Практика ГУЛАГа наглядно (как любил говорить Маркс, «ослепительным образом») продемонстрировала, что труд как обременительная целесообразная деятельность, создающая продукты и стоимости, не может быть надёжным мерилом справедливого карательного возмездия. Он содержит в себе столько возможностей утилизации способностей, сил и здоровья, что в качестве жизненного отправления бесправного человека неминуемо будет склонять к беспредельному властному насилию.

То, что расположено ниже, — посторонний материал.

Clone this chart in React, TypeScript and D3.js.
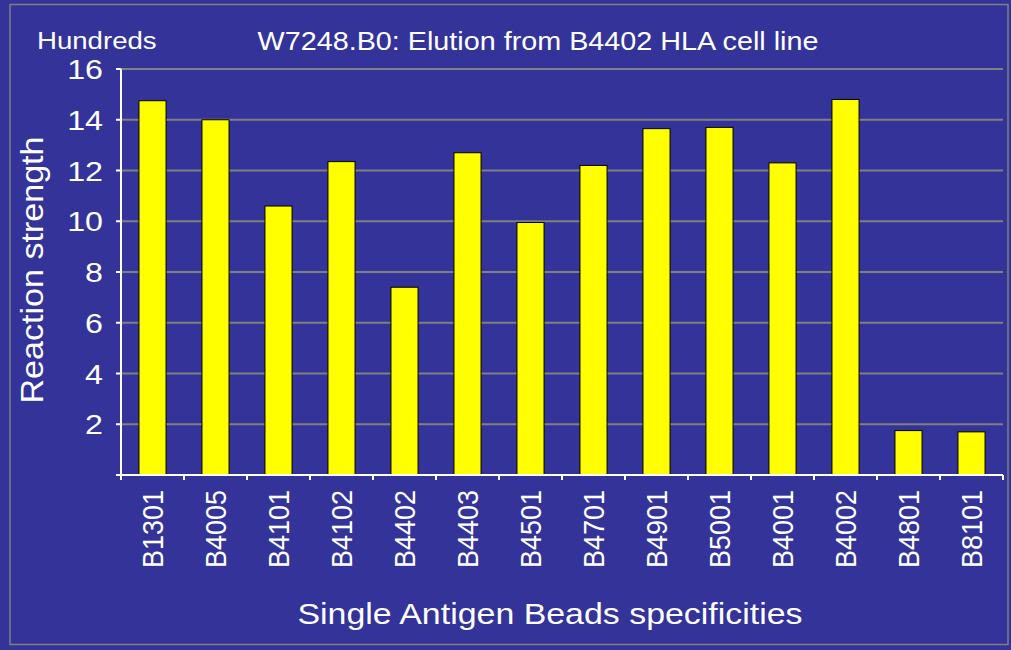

Вот эта-то констатация и позволяет вновь вспомнить о пенологии классического либерализма. После повествования о мерзопакостях советской судебно-карательной практики, развёрнутого на предыдущих страницах, восстановление теоретического контакта с ней кажется почти невозможным. Тема талиона перечёркнута. В разговор вторглись документальные свидетельства и понятия, которые, казалось бы, и привидеться не могли людям, жившим два века назад и негодовавшим — Боже ты мой! — по поводу деспотизма anciene regime.

15

В своей характеристике предвоенной пенитенциарной системы как суперкаторги я основываюсь прежде всего на данных, собранных в «Справочнике по ГУЛАГу» Жака Росси (ч. 1-2, М., «Просвет», 1991).

16

Нельзя не отметить, что значительная часть колымских рассказов В. Шаламова непосредственно имеет в виду послевоенное время.

17

На мой взгляд, наилучшие представления о третьем этапе ГУЛАГа дают романы А. И. Сол­женицына «Раковый корпус» и «В круге первом».

18

Репетиция такого мероприятия произошла в 1948–1949 годах, когда повторному аресту были подвергнуты десятки тысяч людей, в основном специалистов высокой квалификации.